Recently I guest-wrote an article on about a technology I've been researching for some time, called MemoryMotion™. By providing a distributed memory disambiguation fabric, VM live migration time is greatly accelerated. Besides the obvious benefits, ultra-quick migration unlocks a healthy chunk of additional server utilization, currently inaccessible due to slow migration times in current hypervisors.

It's worth stepping back a moment and asking the question, "why can we only run a physical server at say a nominal 40% (non-VDI) / 60% (VDI) maximum load?" Based on intuition, one might answer that it's due to workload spikes, which cause us to provision conservatively enough as to absorb spikes to an extent (the micro level), and fall back to distributed scheduling across servers to balance out at the macro level. But that's really how we deal with the problem, rather than an identification of the problem. The truth is that a good chunk of the 40% of nominal under-utilization comes from the slowness of live VM migration. It's easy to demonstrate this with a question. What could the nominal maximum load factor be, if we had infinitely fast VM migrations (0.0 seconds)? Probably 90%+ or so. Statistically, there are likely to be physical servers that are under-utilized at any one time. If we can quickly move VMs to those servers, we can adapt more quickly to load spikes, and thus achieve higher holistic utilization rates. The more servers one has, the more this is true.

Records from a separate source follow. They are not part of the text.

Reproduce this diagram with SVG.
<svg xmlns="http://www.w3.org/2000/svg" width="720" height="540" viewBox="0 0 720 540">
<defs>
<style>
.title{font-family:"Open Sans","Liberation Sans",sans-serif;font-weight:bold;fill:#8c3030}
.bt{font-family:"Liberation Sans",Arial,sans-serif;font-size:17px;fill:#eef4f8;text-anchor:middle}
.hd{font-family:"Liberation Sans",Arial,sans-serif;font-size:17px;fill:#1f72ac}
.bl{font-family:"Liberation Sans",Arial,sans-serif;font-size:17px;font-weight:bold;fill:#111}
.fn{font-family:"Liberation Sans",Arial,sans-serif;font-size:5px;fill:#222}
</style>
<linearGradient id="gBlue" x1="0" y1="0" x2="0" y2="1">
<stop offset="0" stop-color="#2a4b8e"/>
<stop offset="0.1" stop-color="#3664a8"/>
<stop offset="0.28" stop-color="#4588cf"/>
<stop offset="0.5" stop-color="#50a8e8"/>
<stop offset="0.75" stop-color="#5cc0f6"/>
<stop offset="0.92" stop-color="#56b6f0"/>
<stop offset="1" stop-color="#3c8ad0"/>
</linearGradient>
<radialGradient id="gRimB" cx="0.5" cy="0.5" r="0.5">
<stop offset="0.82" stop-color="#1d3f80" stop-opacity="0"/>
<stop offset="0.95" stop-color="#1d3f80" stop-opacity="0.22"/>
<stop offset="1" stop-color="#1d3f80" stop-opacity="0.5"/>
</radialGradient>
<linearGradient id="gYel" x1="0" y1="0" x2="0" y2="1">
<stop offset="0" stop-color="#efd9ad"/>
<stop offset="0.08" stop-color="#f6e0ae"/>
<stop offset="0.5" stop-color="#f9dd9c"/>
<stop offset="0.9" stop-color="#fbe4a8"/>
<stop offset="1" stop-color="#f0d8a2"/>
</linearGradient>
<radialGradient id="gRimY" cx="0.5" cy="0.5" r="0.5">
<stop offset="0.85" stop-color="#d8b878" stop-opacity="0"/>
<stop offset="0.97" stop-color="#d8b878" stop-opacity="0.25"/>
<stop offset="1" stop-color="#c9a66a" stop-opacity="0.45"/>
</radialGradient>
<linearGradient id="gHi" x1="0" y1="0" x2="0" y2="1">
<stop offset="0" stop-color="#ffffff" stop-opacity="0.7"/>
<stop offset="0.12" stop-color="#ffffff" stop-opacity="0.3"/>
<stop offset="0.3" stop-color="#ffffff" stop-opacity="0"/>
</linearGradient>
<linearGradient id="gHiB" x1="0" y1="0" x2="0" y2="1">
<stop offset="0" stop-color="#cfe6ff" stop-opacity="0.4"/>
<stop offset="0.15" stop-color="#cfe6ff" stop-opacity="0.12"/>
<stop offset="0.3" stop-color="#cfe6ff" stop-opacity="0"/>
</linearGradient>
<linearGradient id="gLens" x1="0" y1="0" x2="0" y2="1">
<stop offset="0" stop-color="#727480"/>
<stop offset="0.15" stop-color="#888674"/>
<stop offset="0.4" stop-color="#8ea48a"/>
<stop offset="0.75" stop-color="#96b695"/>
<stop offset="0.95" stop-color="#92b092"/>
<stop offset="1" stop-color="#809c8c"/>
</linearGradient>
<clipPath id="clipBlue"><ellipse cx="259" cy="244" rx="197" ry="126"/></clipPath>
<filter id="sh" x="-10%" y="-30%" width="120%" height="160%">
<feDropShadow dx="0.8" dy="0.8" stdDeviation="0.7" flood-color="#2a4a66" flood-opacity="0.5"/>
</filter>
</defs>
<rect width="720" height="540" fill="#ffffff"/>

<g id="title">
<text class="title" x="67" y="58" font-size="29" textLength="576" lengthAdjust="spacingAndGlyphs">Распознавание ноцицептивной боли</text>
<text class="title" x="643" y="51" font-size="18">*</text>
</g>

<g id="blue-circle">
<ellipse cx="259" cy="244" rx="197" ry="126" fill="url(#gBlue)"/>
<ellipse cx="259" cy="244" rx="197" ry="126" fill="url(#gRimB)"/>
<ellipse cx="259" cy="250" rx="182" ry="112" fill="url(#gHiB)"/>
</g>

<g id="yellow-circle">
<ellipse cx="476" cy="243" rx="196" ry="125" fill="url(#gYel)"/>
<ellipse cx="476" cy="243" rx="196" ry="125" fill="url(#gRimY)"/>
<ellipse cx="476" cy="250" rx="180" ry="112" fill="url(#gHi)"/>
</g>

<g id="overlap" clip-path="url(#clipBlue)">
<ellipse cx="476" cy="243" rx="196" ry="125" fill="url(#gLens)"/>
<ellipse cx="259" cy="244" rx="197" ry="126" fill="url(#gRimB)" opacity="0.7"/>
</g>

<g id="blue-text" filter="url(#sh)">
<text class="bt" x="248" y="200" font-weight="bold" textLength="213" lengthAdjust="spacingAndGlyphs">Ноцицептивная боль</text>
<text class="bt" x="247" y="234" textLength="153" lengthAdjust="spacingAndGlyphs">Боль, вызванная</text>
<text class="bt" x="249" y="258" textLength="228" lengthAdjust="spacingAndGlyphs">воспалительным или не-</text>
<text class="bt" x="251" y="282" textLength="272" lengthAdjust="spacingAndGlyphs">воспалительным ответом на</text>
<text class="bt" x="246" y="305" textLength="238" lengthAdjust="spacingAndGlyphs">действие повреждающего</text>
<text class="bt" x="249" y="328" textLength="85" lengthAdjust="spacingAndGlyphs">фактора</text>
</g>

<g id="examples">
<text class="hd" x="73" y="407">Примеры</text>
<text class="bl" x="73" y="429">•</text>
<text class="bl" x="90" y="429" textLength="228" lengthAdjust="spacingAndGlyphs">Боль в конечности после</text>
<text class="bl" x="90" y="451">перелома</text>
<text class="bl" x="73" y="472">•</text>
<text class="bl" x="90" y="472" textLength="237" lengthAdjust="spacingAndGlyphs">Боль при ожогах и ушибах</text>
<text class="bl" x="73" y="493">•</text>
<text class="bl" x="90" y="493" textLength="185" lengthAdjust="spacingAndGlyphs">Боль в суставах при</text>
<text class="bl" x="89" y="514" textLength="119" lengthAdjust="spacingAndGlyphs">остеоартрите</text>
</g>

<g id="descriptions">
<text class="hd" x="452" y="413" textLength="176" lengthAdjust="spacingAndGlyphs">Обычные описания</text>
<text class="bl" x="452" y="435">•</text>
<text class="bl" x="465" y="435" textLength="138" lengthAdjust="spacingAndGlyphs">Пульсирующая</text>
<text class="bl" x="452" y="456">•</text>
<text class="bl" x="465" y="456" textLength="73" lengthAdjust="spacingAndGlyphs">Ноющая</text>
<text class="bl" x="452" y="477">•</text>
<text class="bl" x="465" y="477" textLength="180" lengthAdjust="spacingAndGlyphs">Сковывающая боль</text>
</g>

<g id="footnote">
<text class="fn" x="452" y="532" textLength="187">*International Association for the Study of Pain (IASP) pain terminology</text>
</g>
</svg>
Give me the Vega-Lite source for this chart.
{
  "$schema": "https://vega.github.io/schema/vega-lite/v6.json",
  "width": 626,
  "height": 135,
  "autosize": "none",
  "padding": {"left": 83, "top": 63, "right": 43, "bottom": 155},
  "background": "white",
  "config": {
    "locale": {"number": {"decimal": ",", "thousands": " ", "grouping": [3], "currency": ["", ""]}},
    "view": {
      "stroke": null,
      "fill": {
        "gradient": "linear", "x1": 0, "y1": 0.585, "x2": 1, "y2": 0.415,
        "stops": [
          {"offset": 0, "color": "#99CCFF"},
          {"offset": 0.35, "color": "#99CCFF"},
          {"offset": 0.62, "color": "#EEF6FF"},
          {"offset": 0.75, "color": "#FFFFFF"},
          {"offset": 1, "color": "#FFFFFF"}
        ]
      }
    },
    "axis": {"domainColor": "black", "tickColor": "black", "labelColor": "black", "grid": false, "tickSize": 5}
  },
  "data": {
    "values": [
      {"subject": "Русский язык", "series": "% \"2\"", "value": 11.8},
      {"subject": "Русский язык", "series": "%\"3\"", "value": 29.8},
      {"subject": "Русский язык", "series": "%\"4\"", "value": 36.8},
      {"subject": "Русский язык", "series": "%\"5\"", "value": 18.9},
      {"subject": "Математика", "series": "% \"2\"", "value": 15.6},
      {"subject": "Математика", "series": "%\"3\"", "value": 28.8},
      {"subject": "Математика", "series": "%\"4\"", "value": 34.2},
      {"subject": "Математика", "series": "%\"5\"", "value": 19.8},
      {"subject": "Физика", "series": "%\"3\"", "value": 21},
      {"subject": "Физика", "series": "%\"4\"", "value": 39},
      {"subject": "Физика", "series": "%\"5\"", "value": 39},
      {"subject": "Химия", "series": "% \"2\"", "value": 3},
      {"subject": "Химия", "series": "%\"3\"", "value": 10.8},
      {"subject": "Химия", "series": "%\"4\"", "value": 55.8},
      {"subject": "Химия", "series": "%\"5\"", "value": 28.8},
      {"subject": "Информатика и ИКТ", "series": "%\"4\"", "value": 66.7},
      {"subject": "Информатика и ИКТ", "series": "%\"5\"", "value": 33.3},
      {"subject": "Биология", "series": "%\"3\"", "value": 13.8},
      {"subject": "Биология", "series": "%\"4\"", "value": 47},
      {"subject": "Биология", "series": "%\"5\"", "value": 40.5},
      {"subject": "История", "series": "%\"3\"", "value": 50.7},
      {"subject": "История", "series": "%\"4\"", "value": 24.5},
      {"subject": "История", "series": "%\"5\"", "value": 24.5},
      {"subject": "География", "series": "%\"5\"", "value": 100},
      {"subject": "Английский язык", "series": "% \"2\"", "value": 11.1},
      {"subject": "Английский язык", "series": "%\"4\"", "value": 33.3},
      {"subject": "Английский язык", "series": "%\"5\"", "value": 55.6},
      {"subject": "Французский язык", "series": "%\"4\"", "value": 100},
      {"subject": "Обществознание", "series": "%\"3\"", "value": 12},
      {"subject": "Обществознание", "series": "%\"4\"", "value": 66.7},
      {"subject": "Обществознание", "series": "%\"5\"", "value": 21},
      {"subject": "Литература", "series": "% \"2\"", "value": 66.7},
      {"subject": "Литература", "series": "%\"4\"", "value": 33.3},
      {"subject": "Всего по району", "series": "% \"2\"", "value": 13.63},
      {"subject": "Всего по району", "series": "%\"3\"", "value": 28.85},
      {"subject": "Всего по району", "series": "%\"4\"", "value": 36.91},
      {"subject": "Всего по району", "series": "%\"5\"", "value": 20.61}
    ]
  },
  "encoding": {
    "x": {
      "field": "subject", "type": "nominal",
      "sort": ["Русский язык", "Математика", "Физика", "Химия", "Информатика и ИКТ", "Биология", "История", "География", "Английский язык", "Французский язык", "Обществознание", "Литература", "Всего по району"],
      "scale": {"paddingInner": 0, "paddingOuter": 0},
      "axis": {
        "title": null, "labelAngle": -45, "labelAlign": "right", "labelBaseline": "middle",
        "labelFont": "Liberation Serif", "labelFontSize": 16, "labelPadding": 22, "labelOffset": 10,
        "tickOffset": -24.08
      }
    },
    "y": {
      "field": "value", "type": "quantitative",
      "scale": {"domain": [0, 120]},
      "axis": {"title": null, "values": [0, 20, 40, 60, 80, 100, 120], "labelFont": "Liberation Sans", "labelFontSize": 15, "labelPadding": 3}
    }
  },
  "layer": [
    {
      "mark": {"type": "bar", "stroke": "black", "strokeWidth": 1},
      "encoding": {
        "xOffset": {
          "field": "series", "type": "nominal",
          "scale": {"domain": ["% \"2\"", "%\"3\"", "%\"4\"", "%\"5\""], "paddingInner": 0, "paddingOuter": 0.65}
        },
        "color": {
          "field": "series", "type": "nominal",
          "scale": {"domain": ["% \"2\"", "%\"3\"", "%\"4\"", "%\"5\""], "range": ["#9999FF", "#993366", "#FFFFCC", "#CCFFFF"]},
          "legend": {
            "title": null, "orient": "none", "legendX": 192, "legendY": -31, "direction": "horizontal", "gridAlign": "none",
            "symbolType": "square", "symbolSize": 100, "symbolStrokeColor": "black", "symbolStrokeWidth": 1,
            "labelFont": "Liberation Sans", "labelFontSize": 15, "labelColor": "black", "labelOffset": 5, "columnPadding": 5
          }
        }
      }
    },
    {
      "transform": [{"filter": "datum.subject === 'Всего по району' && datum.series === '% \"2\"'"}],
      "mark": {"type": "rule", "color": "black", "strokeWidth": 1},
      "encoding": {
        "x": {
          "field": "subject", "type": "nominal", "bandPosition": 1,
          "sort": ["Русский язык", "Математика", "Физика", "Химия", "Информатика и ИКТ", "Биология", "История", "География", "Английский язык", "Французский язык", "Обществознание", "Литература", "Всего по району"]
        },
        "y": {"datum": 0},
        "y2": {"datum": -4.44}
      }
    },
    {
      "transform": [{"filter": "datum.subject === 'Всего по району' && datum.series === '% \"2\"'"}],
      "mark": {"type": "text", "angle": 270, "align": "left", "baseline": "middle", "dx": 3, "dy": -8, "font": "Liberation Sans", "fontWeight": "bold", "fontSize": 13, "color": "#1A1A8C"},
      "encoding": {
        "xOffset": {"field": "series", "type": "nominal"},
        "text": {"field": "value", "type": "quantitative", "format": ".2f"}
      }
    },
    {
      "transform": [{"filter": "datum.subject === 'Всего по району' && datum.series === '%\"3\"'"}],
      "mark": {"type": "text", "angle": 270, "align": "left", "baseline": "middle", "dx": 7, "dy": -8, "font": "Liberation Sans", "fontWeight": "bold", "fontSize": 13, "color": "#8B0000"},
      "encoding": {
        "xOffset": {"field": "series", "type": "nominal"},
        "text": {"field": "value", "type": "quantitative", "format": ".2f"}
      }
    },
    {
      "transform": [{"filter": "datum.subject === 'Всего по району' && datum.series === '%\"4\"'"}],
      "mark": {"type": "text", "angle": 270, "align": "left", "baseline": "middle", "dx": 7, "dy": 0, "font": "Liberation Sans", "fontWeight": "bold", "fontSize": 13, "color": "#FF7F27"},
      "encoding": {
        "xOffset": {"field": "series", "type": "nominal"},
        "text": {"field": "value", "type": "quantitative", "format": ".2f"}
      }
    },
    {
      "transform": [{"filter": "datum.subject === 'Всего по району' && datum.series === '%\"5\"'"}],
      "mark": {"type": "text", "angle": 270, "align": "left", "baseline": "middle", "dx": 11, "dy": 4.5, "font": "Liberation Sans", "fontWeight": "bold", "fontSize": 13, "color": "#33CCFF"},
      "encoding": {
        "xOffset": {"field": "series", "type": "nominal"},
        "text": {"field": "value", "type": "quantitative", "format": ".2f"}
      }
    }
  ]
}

Now, if we're using distributed VM scheduling for the purpose of power management, we want to pack as many VMs on as few powered-on physical servers as possible. In that case, we often have powered-off servers, which can be spun up quickly. And thus, we have even more head-room available. With infinitely fast migration and server power-ups, one could push physical server utilization near 100%, without losing quality of service. There's not much reason not to. This would yield a huge gain in power efficiency (and thus power costs).

The article highlights MemoryMotion™, a technology which by way of providing much faster VM migrations, provides a mechanism to greatly boost server utilization. Using high speed network fabrics, we can finally look at distributed VM scheduling like an Operating System scheduler, because the scheduling time-frame decreases down to the sub-1-second range. This is how we can tap the next 100%(relative) of ROI/power-consumption improvements, as highlighted in the following slide.

As far as I'm aware of, this could be the next killer virtualization feature, since the advent of live VM migration. Feel free to contact me if you'd like to know more. Note that it is patent pending technology.

Disclosure: no positions


bnjammin said...

This is a very cool software solution. It seems like it would work great with Cisco's Data Center 3.0 initiative/Nexus line of switches which I've heard provide direct backplane access and direct access to the switches' impressive RAM to VM management software.

Tim said...

I love the idea of speeding up VM migration and agree that it could lead to some pretty cool new scheduling mechanisms. However, if you are paranoid about malicious VMs, then the idea of exploiting shared pages to reduce migration time could be a problem:

How are you going to tell which pages are truly identical and don't need to be copied over the network? Normally vmware uses short hashes to detect identical pages, but there is still a chance for collision. Before doing the actual sharing, it will do a full byte-by-byte check of the two pages. In your case, you can't do the byte-by-byte check, unless you copy the page over the network (but that ruins the whole point!)

I think in practice this generally wouldn't be a problem (assuming vmware uses 64bit hashes, 32bit ones collide pretty frequently). Unfortunately, if a malicious user managed to create a bad page that collided with one of your core kernel memory pages, you'd be in pretty bad shape!

I wrote a short blog post about this here.

Kevin Lawton said...


Benjamin, thanks for the kudos and love your line of thinking. Feel free to pass on the thoughts. :)

Tim, enjoyed your research paper. I share your thoughts on hash-collisions, and there are good solutions there -- I need to wait to disclose more.

Doing lazy copies (I read your blog post) is an approach. It's actually complementary. Though it has the downsides of breaking the single point-of-failure / atomicity of VM migrations as well as not working across long-distance migrations (where cloud computing is going). It also gets really complicated if multiple migrations occur quickly, like when a hardware starts throwing errors and you need to migrate now.

Keep up some great commentary.